The author who gave us Solyent Green and the Stainless Steel Rat has passed away.
Harry Harrison has passed away.
Harrison worked for five decades in the sci-fi and fantasy field. He wrote Make Room, Make Room which was the basis for Solyent Green. In addition, he wrote in series such as The Stainless Steel Rat, Deathworld, and Bill, the Galactic Hero.
n addition to more than fifty novels, he wrote numerous shorter works, collected in such volumes as The Best of Harry Harrison (1976) and 50 in 50 (2001), and edited more than thirty science fiction anthologies.
Harrison actually began his science fiction career as an illustrator, including working on the classic EC Comics of the early 1950s (working primarily with Wally Wood) and providing spot illustrations for science fiction magazines such as Galaxy, and later writing the Flash Gordon newspaper comic (working with Dan Barry). After serving in the military in the 1940s, he had briefly attended art school, where he met a number of prominent comics artists.
He had entered the world of science fiction as a teenaged fan in the late 1930s, when he became one of the founders of the Queens chapter of the Science Fiction League, a New York-based fan organization, and contributed to fanzines of that period. Later, he would become a member of the Hydra Club, along with other young science fiction professionals that included Isaac Asimov, Theodore Sturgeon, Lester del Rey, L. Sprague de Camp and Damon Knight.

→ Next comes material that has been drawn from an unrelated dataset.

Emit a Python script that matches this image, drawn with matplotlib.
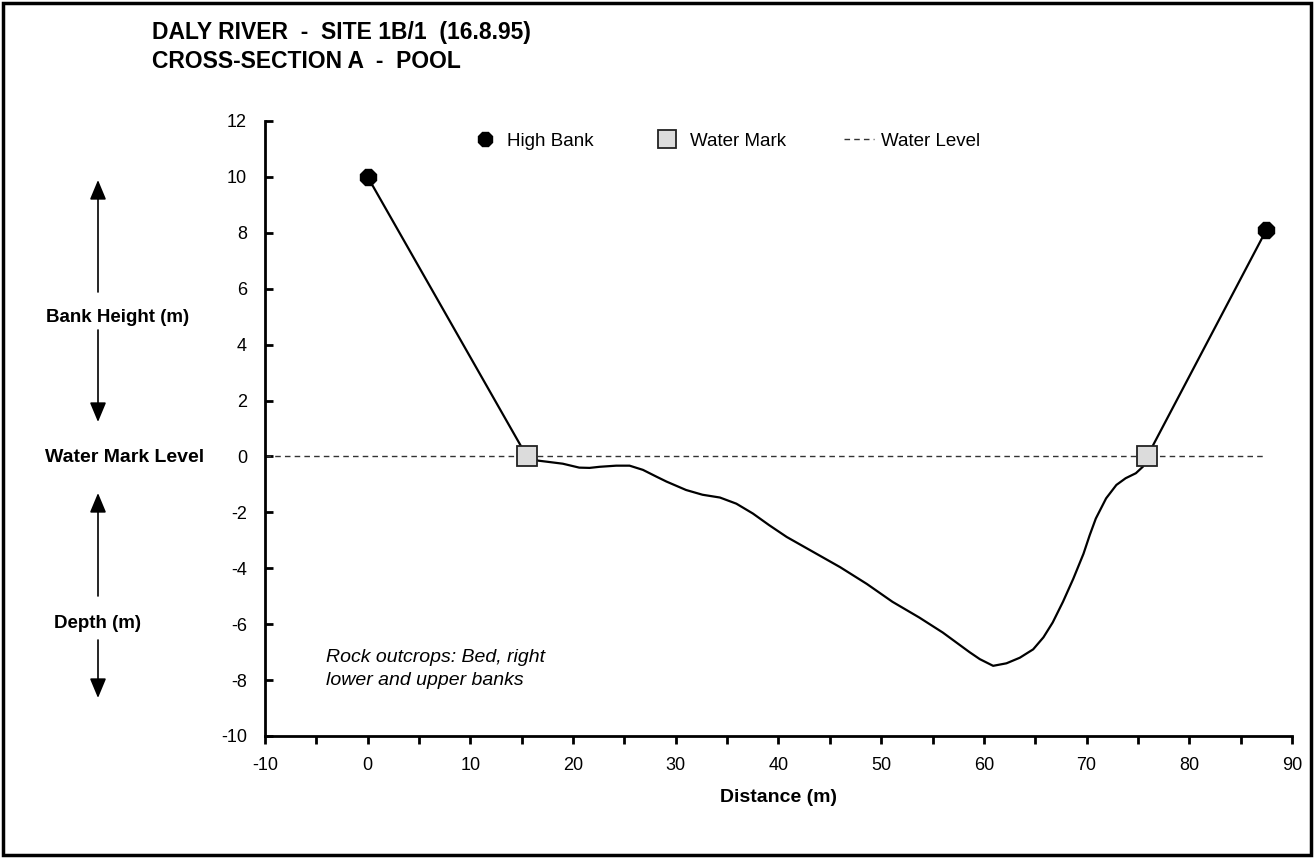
import numpy as np
import matplotlib.pyplot as plt
from matplotlib.patches import Rectangle

plt.rcParams['font.family'] = ['Liberation Sans', 'DejaVu Sans']
plt.rcParams['axes.unicode_minus'] = False

# survey data
bank_x = [0.0, 87.5]
bank_y = [10.0, 8.1]
mark_x = [15.5, 75.9]
mark_y = [0.0, 0.0]
level_x = [-10.0, 87.2]
level_y = [0.0, 0.0]
profile_x = [0.0, 15.5, 16.6, 17.7, 19.0, 19.8, 20.6, 21.6, 22.6, 24.2, 25.5,
             26.8, 28.1, 29.1, 31.0, 32.6, 34.3, 35.9, 37.5, 39.1, 40.8,
             43.4, 46.0, 48.6, 51.1, 53.7, 56.0, 57.3, 58.6, 59.6, 60.9,
             62.2, 63.5, 64.8, 65.8, 66.7, 67.7, 68.7, 69.7, 70.3, 70.9,
             71.9, 72.9, 73.8, 74.8, 75.5, 75.9, 87.5]
profile_y = [10.0, 0.0, -0.15, -0.2, -0.26, -0.33, -0.4, -0.41, -0.37, -0.33, -0.33,
             -0.48, -0.72, -0.9, -1.2, -1.37, -1.47, -1.69, -2.04, -2.46, -2.88,
             -3.42, -3.96, -4.56, -5.2, -5.76, -6.3, -6.65, -7.0, -7.25, -7.49,
             -7.4, -7.2, -6.9, -6.47, -5.94, -5.2, -4.38, -3.48, -2.82, -2.22,
             -1.5, -1.02, -0.78, -0.6, -0.36, 0.0, 8.1]

fig = plt.figure(figsize=(13.15, 8.58), dpi=100)
fig.patches.append(Rectangle((0.002, 0.003), 0.995, 0.994, transform=fig.transFigure,
                             fill=False, edgecolor='black', linewidth=2.5))

ax = fig.add_axes([0.2015, 0.1422, 0.781, 0.7168])
ax.plot(level_x, level_y, color='#333333', linestyle=(0, (4, 3)), linewidth=1,
        label='Water Level')
ax.plot(profile_x, profile_y, color='black', linewidth=1.6, zorder=3,
        solid_joinstyle='round')
ax.plot(bank_x, bank_y, linestyle='none', marker='8', markersize=12,
        color='black', label='High Bank', zorder=4)
ax.plot(mark_x, mark_y, linestyle='none', marker='s', markersize=15,
        markerfacecolor='#dcdcdc', markeredgecolor='#222222', markeredgewidth=1.3,
        label='Water Mark', zorder=4)

ax.set_xlim(-10, 90)
ax.set_ylim(-10, 12)
ax.set_xticks(np.arange(-10, 91, 10))
ax.set_xticks(np.arange(-5, 90, 10), minor=True)
ax.set_yticks(np.arange(-10, 13, 2))
ax.spines['top'].set_visible(False)
ax.spines['right'].set_visible(False)
for s in ['left', 'bottom']:
    ax.spines[s].set_linewidth(2)
ax.tick_params(axis='x', which='both', direction='out', length=6, width=2,
               labelsize=13, pad=9)
ax.tick_params(axis='y', direction='in', length=6, width=2, labelsize=13, pad=13)
ax.set_xlabel('Distance (m)', fontsize=14, fontweight='bold', labelpad=11)

handles, labels = ax.get_legend_handles_labels()
order = [1, 2, 0]
ax.legend([handles[i] for i in order], [labels[i] for i in order], loc='upper center',
          bbox_to_anchor=(0.448, 1.008), ncol=3, frameon=False, fontsize=13.5,
          handlelength=1.6, handletextpad=0.4, columnspacing=3.1, markerscale=0.85)

ax.text(0.059, 0.142, 'Rock outcrops: Bed, right\nlower and upper banks',
        transform=ax.transAxes, fontsize=14, style='italic', va='top',
        linespacing=1.5)

# titles and side annotations in figure pixels
fig.text(152 / 1315, 1 - 33 / 858, 'DALY RIVER  -  SITE 1B/1  (16.8.95)',
         fontsize=16.5, fontweight='bold', va='center')
fig.text(152 / 1315, 1 - 61 / 858, 'CROSS-SECTION A  -  POOL',
         fontsize=16.5, fontweight='bold', va='center')

fig.text(118 / 1315, 1 - 318 / 858, 'Bank Height (m)', fontsize=13.5,
         fontweight='bold', ha='center', va='center')
fig.text(125 / 1315, 1 - 457 / 858, 'Water Mark Level', fontsize=14,
         fontweight='bold', ha='center', va='center')
fig.text(98 / 1315, 1 - 624 / 858, 'Depth (m)', fontsize=13.5,
         fontweight='bold', ha='center', va='center')

arrows = [(292, 180), (330, 422), (596, 493), (640, 698)]
for y0, y1 in arrows:
    ax.annotate('', xy=(98 / 1315, 1 - y1 / 858), xycoords='figure fraction',
                xytext=(98 / 1315, 1 - y0 / 858), textcoords='figure fraction',
                arrowprops=dict(arrowstyle='-|>,head_length=1.2,head_width=0.5',
                                color='black', lw=1.2, shrinkA=0, shrinkB=0))

plt.savefig('out.png', dpi=100)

He also began writing short science fiction stories in the 1950s, with his first story, “Rock Diver,” appearing in the August, 1951 issue of the science fiction magazine Worlds Beyond. He wrote and edited widely in the 1950s, including for “true confessions” magazines. His first science fiction novel was Deathworld (1960), set on a planet teaming with dangerous predatory life forms, which was followed by two sequels. His second novel, The Stainless Steel Rat (1961), began a light science fiction adventure series that Harrison continued for 13 more novels over the next 30 years. His satirical Bill, the Galactic Hero (1965) was followed by a period of more ambitious novels on serious themes, including Make Room! Make Room! (1966)—one of the finest novels on the theme of over-population—Captive Universe (1969) and In Our Hands The Stars (1970). Make Room! Make Room!became the basis for the popular science fiction movie Soylent Green in 1973.
In the 1960s and 1970s, Harrison also edited an impressive array of anthologies, including many best-of-the-year anthologies, several best-of-the-decade anthologies, and the short-lived but highly-respected Nova series of original anthologies. He also edited, with Brian Aldiss, the ground-breaking non-fiction book, Hell’s Cartographers: Some Personal Histories of Science Fiction Writers (1975).
In the 1980s, Harrison wrote a major new trilogy, set in an alternate reality where intelligent dinosaurs evolved parallel to humans, beginning with West of Eden (1984), and continuing withWinter in Eden (1986) and Return to Eden (1988). In the 1990s, he wrote the fantasy trilogy The Hammer and the Cross, followed by the alternate history Stars and Stripes trilogy.
After moving from New York in the 1950s and living for periods in Mexico, England, Italy, Denmark, and San Diego, Harrison and his family moved to Ireland in the mid-1970s, where he had lived since. He was predeceased by his wife Joan Merkler in 2002, and is survived by two children, son Todd and daughter Moira.
Harrison has won many awards and other honors in the field, including the 1973 Nebula Award for Best Dramatic Presentation for Soylent Green, which also won a Golden Scroll Award and was nominated for the Hugo Award in 1974, losing to Woody Allen’s Sleeper. Two early novels were nominated for Hugo Awards, Deathworld (1961) and Planet of the Damned (1962), and his short story, “By the Falls,” was nominated for a Nebula Award in 1971. He also won a Sidewise Award for Alternate History for his The Stars & Stripes trilogy.
He was inducted in 2004 into the Science Fiction and Fantasy Hall of Fame in Lawrence, Kansas, and also won the Inkpot Award for Outstanding Achievement in Science Fiction and Fantasy at Comic-Con International in San Diego that same year. He became a European Grand Master in 2006, and in 2009, he was presented the Damon Knight Science Fiction Grand Master Award by the Science Fiction & Fantasy Writers of America, perhaps the greatest honor for any science fiction author.